- [Your objective] Write every line out verbatim and omit the pictures.

- [Source excerpt]

-*-*-

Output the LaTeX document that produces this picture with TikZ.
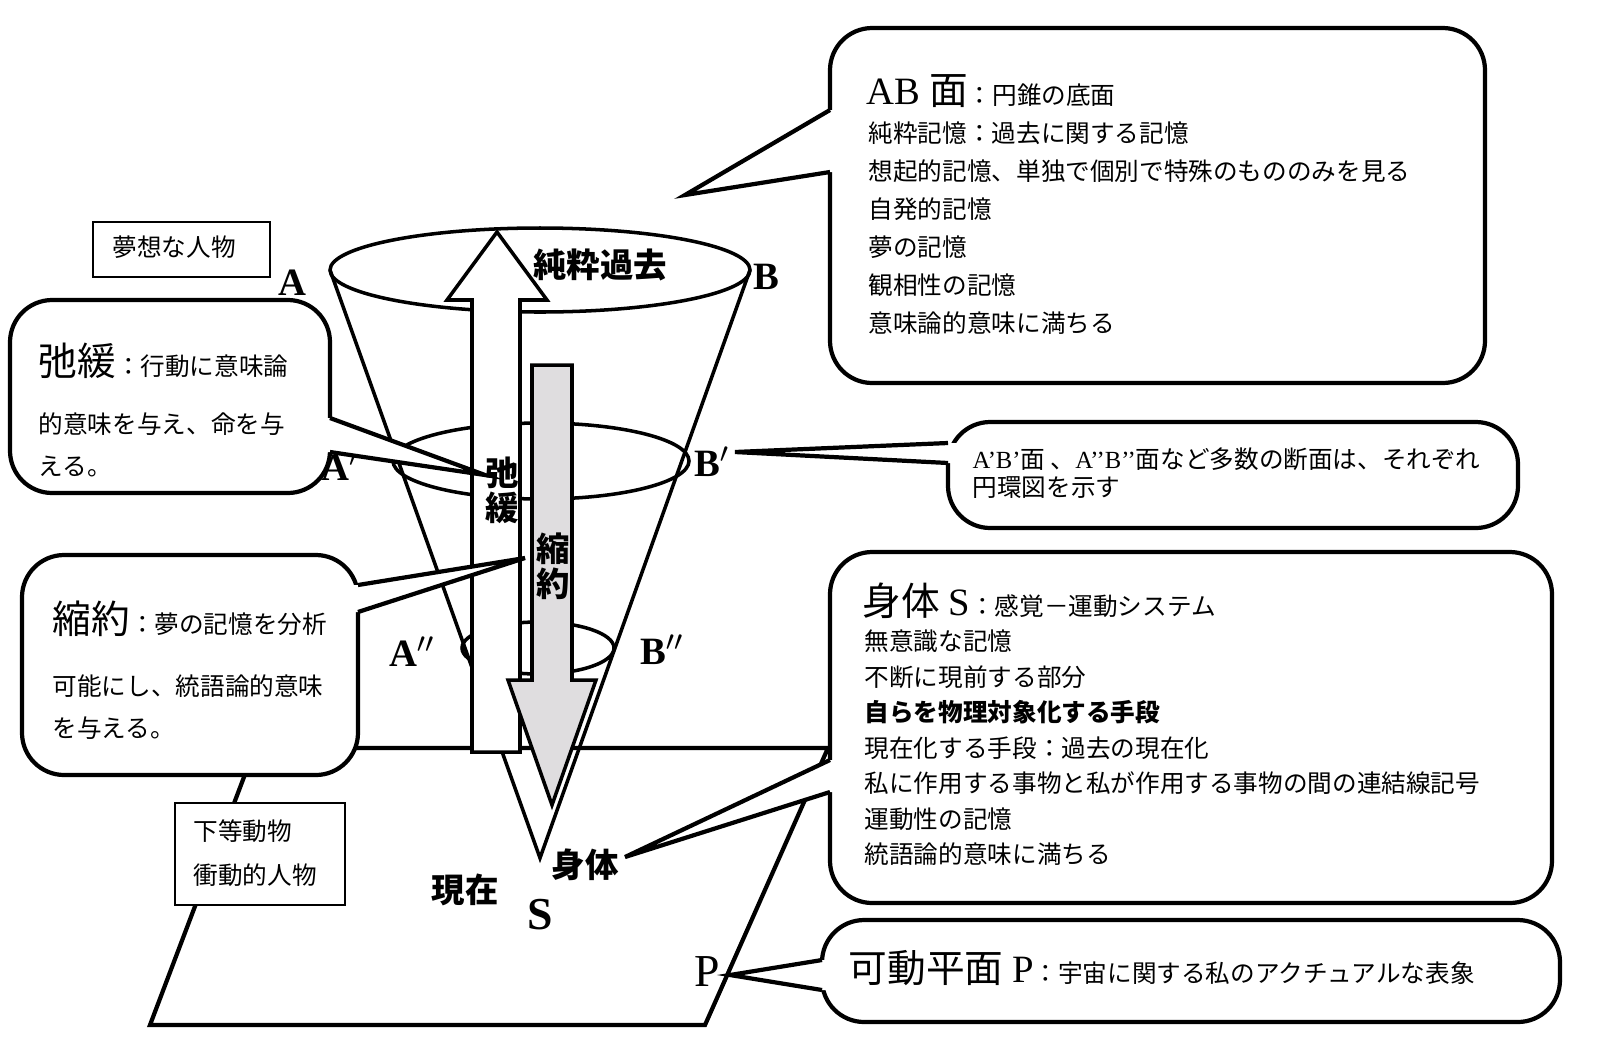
\documentclass[tikz,border=0pt]{standalone}
\usepackage{fontspec}
\setmainfont{Liberation Serif}
\newfontfamily\jp{Noto Sans CJK JP}
\usetikzlibrary{positioning}
\tikzset{
  callout/.style={draw, line width=1.2pt, rounded corners=12pt, fill=white},
  tag/.style={draw, line width=0.8pt, fill=white},
  txt/.style={anchor=base west, inner sep=0pt, font=\jp\fontsize{7}{8}\selectfont},
  letter/.style={inner sep=0pt, font=\fontsize{11}{12}\selectfont\bfseries},
  conelbl/.style={inner sep=0pt, font=\jp\fontsize{9.5}{10}\selectfont\bfseries}
}
\newcommand{\wedgeto}[4]{% tip, base1, base2, inward shift
  \fill[white] (#2) -- (#1) -- (#3) -- ([xshift=#4]#3) -- ([xshift=#4]#2) -- cycle;
  \draw[line width=1.2pt] (#2) -- (#1) -- (#3);}
\newcommand{\headtxt}[1]{{\fontsize{11}{12}\selectfont #1}}
\begin{document}
\begin{tikzpicture}[x=0.01cm, y=-0.01cm]
    \useasboundingbox (0,0) rectangle (1600,1057);

    % plane P
    \draw[line width=1.2pt] (255,748) -- (828,748) -- (705,1025) -- (150,1025) -- cycle;

    % cone
    \draw[line width=1pt] (330,270) -- (540,858) -- (750,270);
    \draw[line width=1pt] (540,270) ellipse (210 and 42);
    \draw[line width=1pt] (541,461) ellipse (148 and 38);
    \draw[line width=1pt] (538,648) ellipse (76 and 26);

    % arrows
    \draw[line width=1pt, fill=white] (472,752) -- (472,300) -- (447,300) -- (497,232)
        -- (547,300) -- (520,300) -- (520,752) -- cycle;
    \draw[line width=1pt, fill=violet!8!gray!25] (532,365) -- (572,365) -- (572,680) -- (596,680)
        -- (552,805) -- (508,680) -- (532,680) -- cycle;
    \node[conelbl, align=center] (kanwa) at (502,490) {弛\\緩};
    \node[conelbl, align=center] (shukuyaku) at (553,566) {縮\\約};

    % cone labels
    \node[conelbl] (kako) at (600,265) {純粋過去};
    \node[letter] (A) at (292,283) {A};
    \node[letter] (B) at (766,277) {B};
    \node[letter] (A1) at (340,466) {A$'$};
    \node[letter] (B1) at (712,462) {B$'$};
    \node[letter] (A2) at (412,652) {A$''$};
    \node[letter] (B2) at (662,650) {B$''$};
    \node[letter, font=\fontsize{13}{14}\selectfont\bfseries] (S) at (540,915) {S};
    \node[conelbl] (genzai) at (465,890) {現在};
    \node[conelbl] (shintai) at (585,865) {身体};
    \node[inner sep=0pt, font=\fontsize{13}{14}\selectfont] (P) at (707,972) {P};

    % small boxes
    \draw[tag] (93,222) rectangle (270,277);
    \node[txt] (musou) at (112,256) {夢想な人物};
    \draw[tag] (175,803) rectangle (345,905);
    \node[txt] (katou) at (193,840) {下等動物};
    \node[txt] (shoudou) at (193,884) {衝動的人物};

    % callout: kanwa
    \draw[callout] (10,300) rectangle (330,493);
    \wedgeto{485,475}{330,418}{330,452}{-6}
    \node[txt] (k1) at (38,375) {\headtxt{弛緩}：行動に意味論};
    \node[txt] (k2) at (38,433) {的意味を与え、命を与};
    \node[txt] (k3) at (38,475) {える。};

    % callout: shukuyaku
    \draw[callout] (22,555) rectangle (358,775);
    \wedgeto{525,558}{358,585}{358,612}{-6}
    \node[txt] (s1) at (52,633) {\headtxt{縮約}：夢の記憶を分析};
    \node[txt] (s2) at (52,695) {可能にし、統語論的意味};
    \node[txt] (s3) at (52,737) {を与える。};

    % callout: AB
    \draw[callout] (830,28) rectangle (1485,383);
    \wedgeto{685,195}{830,110}{830,172}{6}
    \node[txt] (ab0) at (866,104) {\headtxt{{\rmfamily AB} 面}：円錐の底面};
    \foreach \t [count=\i] in {純粋記憶：過去に関する記憶,
        想起的記憶、単独で個別で特殊のもののみを見る, 自発的記憶, 夢の記憶,
        観相性の記憶, 意味論的意味に満ちる}
        \node[txt] (ab\i) at (868,104+38*\i) {\t};

    % callout: A'B'
    \draw[callout] (948,422) rectangle (1518,528);
    \wedgeto{735,452}{948,443}{948,463}{6}
    \node[txt] (ab1a) at (972,468) {{\rmfamily A’B’}面 、{\rmfamily A’’B’’}面など多数の断面は、それぞれ};
    \node[txt] (ab1b) at (972,496) {円環図を示す};

    % callout: shintai
    \draw[callout] (830,552) rectangle (1552,903);
    \wedgeto{625,857}{830,760}{830,792}{6}
    \node[txt] (sh0) at (862,615) {\headtxt{身体 {\rmfamily S}}：感覚－運動システム};
    \foreach \t [count=\i] in {無意識な記憶, 不断に現前する部分,
        {\bfseries 自らを物理対象化する手段}, 現在化する手段：過去の現在化,
        私に作用する事物と私が作用する事物の間の連結線記号, 運動性の記憶,
        統語論的意味に満ちる}
        \node[txt] (sh\i) at (864,615+35.5*\i) {\t};

    % callout: P
    \draw[callout] (822,920) rectangle (1560,1022);
    \wedgeto{730,975}{822,960}{822,990}{6}
    \node[txt] (p0) at (848,982) {\headtxt{可動平面 {\rmfamily P}}：宇宙に関する私のアクチュアルな表象};
\end{tikzpicture}
\end{document}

-*-*-

- [Answer to the exercise]
Output the LaTeX document that produces this picture with TikZ.
\documentclass[tikz,border=0pt]{standalone}
\usepackage{fontspec}
\setmainfont{Liberation Serif}
\newfontfamily\jp{Noto Sans CJK JP}
\usetikzlibrary{positioning}
\tikzset{
  callout/.style={draw, line width=1.2pt, rounded corners=12pt, fill=white},
  tag/.style={draw, line width=0.8pt, fill=white},
  txt/.style={anchor=base west, inner sep=0pt, font=\jp\fontsize{7}{8}\selectfont},
  letter/.style={inner sep=0pt, font=\fontsize{11}{12}\selectfont\bfseries},
  conelbl/.style={inner sep=0pt, font=\jp\fontsize{9.5}{10}\selectfont\bfseries}
}
\newcommand{\wedgeto}[4]{% tip, base1, base2, inward shift
  \fill[white] (#2) -- (#1) -- (#3) -- ([xshift=#4]#3) -- ([xshift=#4]#2) -- cycle;
  \draw[line width=1.2pt] (#2) -- (#1) -- (#3);}
\newcommand{\headtxt}[1]{{\fontsize{11}{12}\selectfont #1}}
\begin{document}
\begin{tikzpicture}[x=0.01cm, y=-0.01cm]
    \useasboundingbox (0,0) rectangle (1600,1057);

    % plane P
    \draw[line width=1.2pt] (255,748) -- (828,748) -- (705,1025) -- (150,1025) -- cycle;

    % cone
    \draw[line width=1pt] (330,270) -- (540,858) -- (750,270);
    \draw[line width=1pt] (540,270) ellipse (210 and 42);
    \draw[line width=1pt] (541,461) ellipse (148 and 38);
    \draw[line width=1pt] (538,648) ellipse (76 and 26);

    % arrows
    \draw[line width=1pt, fill=white] (472,752) -- (472,300) -- (447,300) -- (497,232)
        -- (547,300) -- (520,300) -- (520,752) -- cycle;
    \draw[line width=1pt, fill=violet!8!gray!25] (532,365) -- (572,365) -- (572,680) -- (596,680)
        -- (552,805) -- (508,680) -- (532,680) -- cycle;
    \node[conelbl, align=center] (kanwa) at (502,490) {弛\\緩};
    \node[conelbl, align=center] (shukuyaku) at (553,566) {縮\\約};

    % cone labels
    \node[conelbl] (kako) at (600,265) {純粋過去};
    \node[letter] (A) at (292,283) {A};
    \node[letter] (B) at (766,277) {B};
    \node[letter] (A1) at (340,466) {A$'$};
    \node[letter] (B1) at (712,462) {B$'$};
    \node[letter] (A2) at (412,652) {A$''$};
    \node[letter] (B2) at (662,650) {B$''$};
    \node[letter, font=\fontsize{13}{14}\selectfont\bfseries] (S) at (540,915) {S};
    \node[conelbl] (genzai) at (465,890) {現在};
    \node[conelbl] (shintai) at (585,865) {身体};
    \node[inner sep=0pt, font=\fontsize{13}{14}\selectfont] (P) at (707,972) {P};

    % small boxes
    \draw[tag] (93,222) rectangle (270,277);
    \node[txt] (musou) at (112,256) {夢想な人物};
    \draw[tag] (175,803) rectangle (345,905);
    \node[txt] (katou) at (193,840) {下等動物};
    \node[txt] (shoudou) at (193,884) {衝動的人物};

    % callout: kanwa
    \draw[callout] (10,300) rectangle (330,493);
    \wedgeto{485,475}{330,418}{330,452}{-6}
    \node[txt] (k1) at (38,375) {\headtxt{弛緩}：行動に意味論};
    \node[txt] (k2) at (38,433) {的意味を与え、命を与};
    \node[txt] (k3) at (38,475) {える。};

    % callout: shukuyaku
    \draw[callout] (22,555) rectangle (358,775);
    \wedgeto{525,558}{358,585}{358,612}{-6}
    \node[txt] (s1) at (52,633) {\headtxt{縮約}：夢の記憶を分析};
    \node[txt] (s2) at (52,695) {可能にし、統語論的意味};
    \node[txt] (s3) at (52,737) {を与える。};

    % callout: AB
    \draw[callout] (830,28) rectangle (1485,383);
    \wedgeto{685,195}{830,110}{830,172}{6}
    \node[txt] (ab0) at (866,104) {\headtxt{{\rmfamily AB} 面}：円錐の底面};
    \foreach \t [count=\i] in {純粋記憶：過去に関する記憶,
        想起的記憶、単独で個別で特殊のもののみを見る, 自発的記憶, 夢の記憶,
        観相性の記憶, 意味論的意味に満ちる}
        \node[txt] (ab\i) at (868,104+38*\i) {\t};

    % callout: A'B'
    \draw[callout] (948,422) rectangle (1518,528);
    \wedgeto{735,452}{948,443}{948,463}{6}
    \node[txt] (ab1a) at (972,468) {{\rmfamily A’B’}面 、{\rmfamily A’’B’’}面など多数の断面は、それぞれ};
    \node[txt] (ab1b) at (972,496) {円環図を示す};

    % callout: shintai
    \draw[callout] (830,552) rectangle (1552,903);
    \wedgeto{625,857}{830,760}{830,792}{6}
    \node[txt] (sh0) at (862,615) {\headtxt{身体 {\rmfamily S}}：感覚－運動システム};
    \foreach \t [count=\i] in {無意識な記憶, 不断に現前する部分,
        {\bfseries 自らを物理対象化する手段}, 現在化する手段：過去の現在化,
        私に作用する事物と私が作用する事物の間の連結線記号, 運動性の記憶,
        統語論的意味に満ちる}
        \node[txt] (sh\i) at (864,615+35.5*\i) {\t};

    % callout: P
    \draw[callout] (822,920) rectangle (1560,1022);
    \wedgeto{730,975}{822,960}{822,990}{6}
    \node[txt] (p0) at (848,982) {\headtxt{可動平面 {\rmfamily P}}：宇宙に関する私のアクチュアルな表象};
\end{tikzpicture}
\end{document}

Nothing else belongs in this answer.